→ Dataset excerpt
————

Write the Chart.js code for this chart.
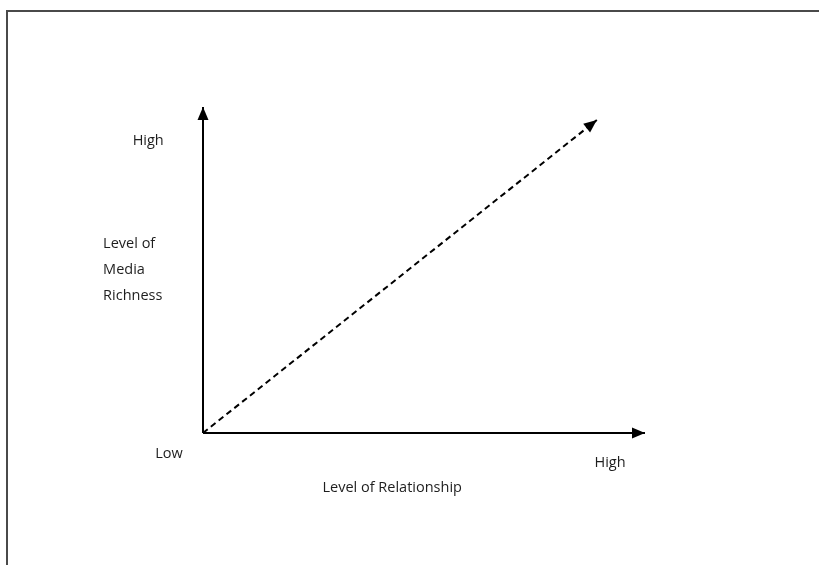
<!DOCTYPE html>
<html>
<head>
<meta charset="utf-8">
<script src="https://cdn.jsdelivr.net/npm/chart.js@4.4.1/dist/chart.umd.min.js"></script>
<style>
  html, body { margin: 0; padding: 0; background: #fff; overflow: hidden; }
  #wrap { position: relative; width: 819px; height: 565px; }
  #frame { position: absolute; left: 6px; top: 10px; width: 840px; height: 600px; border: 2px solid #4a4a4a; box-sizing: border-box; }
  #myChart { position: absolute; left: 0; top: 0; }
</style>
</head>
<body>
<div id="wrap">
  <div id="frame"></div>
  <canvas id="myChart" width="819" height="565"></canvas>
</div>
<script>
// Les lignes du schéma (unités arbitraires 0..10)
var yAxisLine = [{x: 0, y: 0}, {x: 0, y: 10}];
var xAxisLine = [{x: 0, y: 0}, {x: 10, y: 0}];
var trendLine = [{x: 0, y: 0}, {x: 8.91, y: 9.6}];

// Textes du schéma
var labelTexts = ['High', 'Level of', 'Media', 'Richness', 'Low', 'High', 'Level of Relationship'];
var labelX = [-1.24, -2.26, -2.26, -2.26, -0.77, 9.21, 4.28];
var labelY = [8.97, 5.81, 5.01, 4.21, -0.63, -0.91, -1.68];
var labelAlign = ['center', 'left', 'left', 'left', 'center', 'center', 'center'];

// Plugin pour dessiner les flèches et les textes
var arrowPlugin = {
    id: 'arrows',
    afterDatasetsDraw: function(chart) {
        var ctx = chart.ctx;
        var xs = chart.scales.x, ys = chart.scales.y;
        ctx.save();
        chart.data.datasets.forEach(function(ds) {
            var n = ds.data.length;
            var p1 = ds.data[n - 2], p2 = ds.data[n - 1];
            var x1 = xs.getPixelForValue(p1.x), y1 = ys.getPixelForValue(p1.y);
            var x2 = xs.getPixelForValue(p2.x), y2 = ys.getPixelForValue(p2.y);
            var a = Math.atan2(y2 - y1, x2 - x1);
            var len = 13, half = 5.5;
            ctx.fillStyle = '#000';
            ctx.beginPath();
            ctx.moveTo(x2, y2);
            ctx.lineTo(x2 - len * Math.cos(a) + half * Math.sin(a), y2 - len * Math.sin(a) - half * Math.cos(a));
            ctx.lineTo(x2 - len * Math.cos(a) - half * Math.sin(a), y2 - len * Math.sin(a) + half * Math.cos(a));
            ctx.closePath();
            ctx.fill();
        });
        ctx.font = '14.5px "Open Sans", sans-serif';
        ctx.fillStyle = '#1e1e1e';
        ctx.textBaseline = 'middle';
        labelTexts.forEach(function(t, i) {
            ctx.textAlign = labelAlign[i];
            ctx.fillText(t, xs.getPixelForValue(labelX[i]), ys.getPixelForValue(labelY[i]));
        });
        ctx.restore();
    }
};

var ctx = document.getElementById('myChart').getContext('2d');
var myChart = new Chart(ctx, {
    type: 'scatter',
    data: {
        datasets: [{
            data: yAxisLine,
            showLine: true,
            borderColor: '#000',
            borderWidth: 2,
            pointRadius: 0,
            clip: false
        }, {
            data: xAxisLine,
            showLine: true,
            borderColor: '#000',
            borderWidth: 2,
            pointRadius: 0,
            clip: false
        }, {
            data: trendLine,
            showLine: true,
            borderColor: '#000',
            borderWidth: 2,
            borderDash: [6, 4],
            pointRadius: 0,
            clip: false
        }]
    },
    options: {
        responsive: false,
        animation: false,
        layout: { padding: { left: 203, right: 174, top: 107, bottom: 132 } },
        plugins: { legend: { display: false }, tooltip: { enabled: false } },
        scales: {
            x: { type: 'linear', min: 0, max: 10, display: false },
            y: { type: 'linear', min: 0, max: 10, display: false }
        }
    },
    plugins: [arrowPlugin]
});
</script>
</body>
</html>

————

→ Task objective
Transcribe the material exactly, and leave out whatever pictures it holds.

→ Solved problem
Write the Chart.js code for this chart.
<!DOCTYPE html>
<html>
<head>
<meta charset="utf-8">
<script src="https://cdn.jsdelivr.net/npm/chart.js@4.4.1/dist/chart.umd.min.js"></script>
<style>
  html, body { margin: 0; padding: 0; background: #fff; overflow: hidden; }
  #wrap { position: relative; width: 819px; height: 565px; }
  #frame { position: absolute; left: 6px; top: 10px; width: 840px; height: 600px; border: 2px solid #4a4a4a; box-sizing: border-box; }
  #myChart { position: absolute; left: 0; top: 0; }
</style>
</head>
<body>
<div id="wrap">
  <div id="frame"></div>
  <canvas id="myChart" width="819" height="565"></canvas>
</div>
<script>
// Les lignes du schéma (unités arbitraires 0..10)
var yAxisLine = [{x: 0, y: 0}, {x: 0, y: 10}];
var xAxisLine = [{x: 0, y: 0}, {x: 10, y: 0}];
var trendLine = [{x: 0, y: 0}, {x: 8.91, y: 9.6}];

// Textes du schéma
var labelTexts = ['High', 'Level of', 'Media', 'Richness', 'Low', 'High', 'Level of Relationship'];
var labelX = [-1.24, -2.26, -2.26, -2.26, -0.77, 9.21, 4.28];
var labelY = [8.97, 5.81, 5.01, 4.21, -0.63, -0.91, -1.68];
var labelAlign = ['center', 'left', 'left', 'left', 'center', 'center', 'center'];

// Plugin pour dessiner les flèches et les textes
var arrowPlugin = {
    id: 'arrows',
    afterDatasetsDraw: function(chart) {
        var ctx = chart.ctx;
        var xs = chart.scales.x, ys = chart.scales.y;
        ctx.save();
        chart.data.datasets.forEach(function(ds) {
            var n = ds.data.length;
            var p1 = ds.data[n - 2], p2 = ds.data[n - 1];
            var x1 = xs.getPixelForValue(p1.x), y1 = ys.getPixelForValue(p1.y);
            var x2 = xs.getPixelForValue(p2.x), y2 = ys.getPixelForValue(p2.y);
            var a = Math.atan2(y2 - y1, x2 - x1);
            var len = 13, half = 5.5;
            ctx.fillStyle = '#000';
            ctx.beginPath();
            ctx.moveTo(x2, y2);
            ctx.lineTo(x2 - len * Math.cos(a) + half * Math.sin(a), y2 - len * Math.sin(a) - half * Math.cos(a));
            ctx.lineTo(x2 - len * Math.cos(a) - half * Math.sin(a), y2 - len * Math.sin(a) + half * Math.cos(a));
            ctx.closePath();
            ctx.fill();
        });
        ctx.font = '14.5px "Open Sans", sans-serif';
        ctx.fillStyle = '#1e1e1e';
        ctx.textBaseline = 'middle';
        labelTexts.forEach(function(t, i) {
            ctx.textAlign = labelAlign[i];
            ctx.fillText(t, xs.getPixelForValue(labelX[i]), ys.getPixelForValue(labelY[i]));
        });
        ctx.restore();
    }
};

var ctx = document.getElementById('myChart').getContext('2d');
var myChart = new Chart(ctx, {
    type: 'scatter',
    data: {
        datasets: [{
            data: yAxisLine,
            showLine: true,
            borderColor: '#000',
            borderWidth: 2,
            pointRadius: 0,
            clip: false
        }, {
            data: xAxisLine,
            showLine: true,
            borderColor: '#000',
            borderWidth: 2,
            pointRadius: 0,
            clip: false
        }, {
            data: trendLine,
            showLine: true,
            borderColor: '#000',
            borderWidth: 2,
            borderDash: [6, 4],
            pointRadius: 0,
            clip: false
        }]
    },
    options: {
        responsive: false,
        animation: false,
        layout: { padding: { left: 203, right: 174, top: 107, bottom: 132 } },
        plugins: { legend: { display: false }, tooltip: { enabled: false } },
        scales: {
            x: { type: 'linear', min: 0, max: 10, display: false },
            y: { type: 'linear', min: 0, max: 10, display: false }
        }
    },
    plugins: [arrowPlugin]
});
</script>
</body>
</html>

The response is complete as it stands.